TT-series
High performance engine to store Time series data in Redis.
TT-series is based on redis sorted sets to store the time-series data, Sorted set store scores with unique numbers under a single key, but it has a weakness to store records, only unique members are allowed and trying to record a time-series entry with the same value as a previous will result in only updating the score. So TT-series provide a solution to solve that problem.
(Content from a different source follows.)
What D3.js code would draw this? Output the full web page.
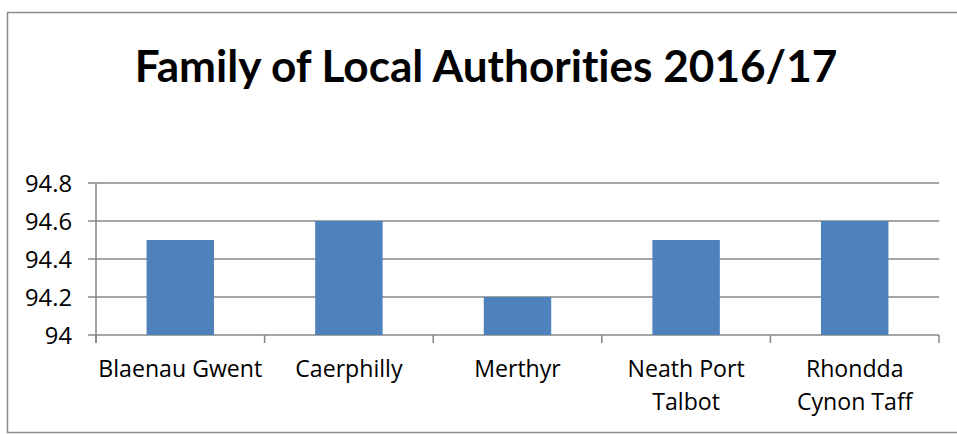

TT series normally can support redis version > 3.0, and will support redis 5.0 in the future.
Tips
-
Max Store series length
For 32 bit Redis on a 32 bit platform redis sorted sets can support maximum 2**32-1 members, and for 64 bit redis on a 64 bit platform can support maximum 2**64-1 members. But large amount of data would cause more CPU activity, so better keep a balance with length of records is very important.
-
Only Support Python 3.6
Because python 3.6 changed the dictionary implementation for better performance, so in Python 3.6 dictionaries are insertion ordered. links: https://stackoverflow.com/questions/39980323/are-dictionaries-ordered-in-python-3-6
-
Performance Tips
With hiredis-py which it's targeted at speeding up parsing multi bulk replies from redis-server. So with a large amount of bulk data insertion or getting from redis-server, it can improve a great performance improvement.
Install
Install python package from pip release:
pip install ttseries
Documentation
Features
- Quick inserts 100,000 records (1-2 sec) and get slice of 100,000 records (0.4-0.5 sec).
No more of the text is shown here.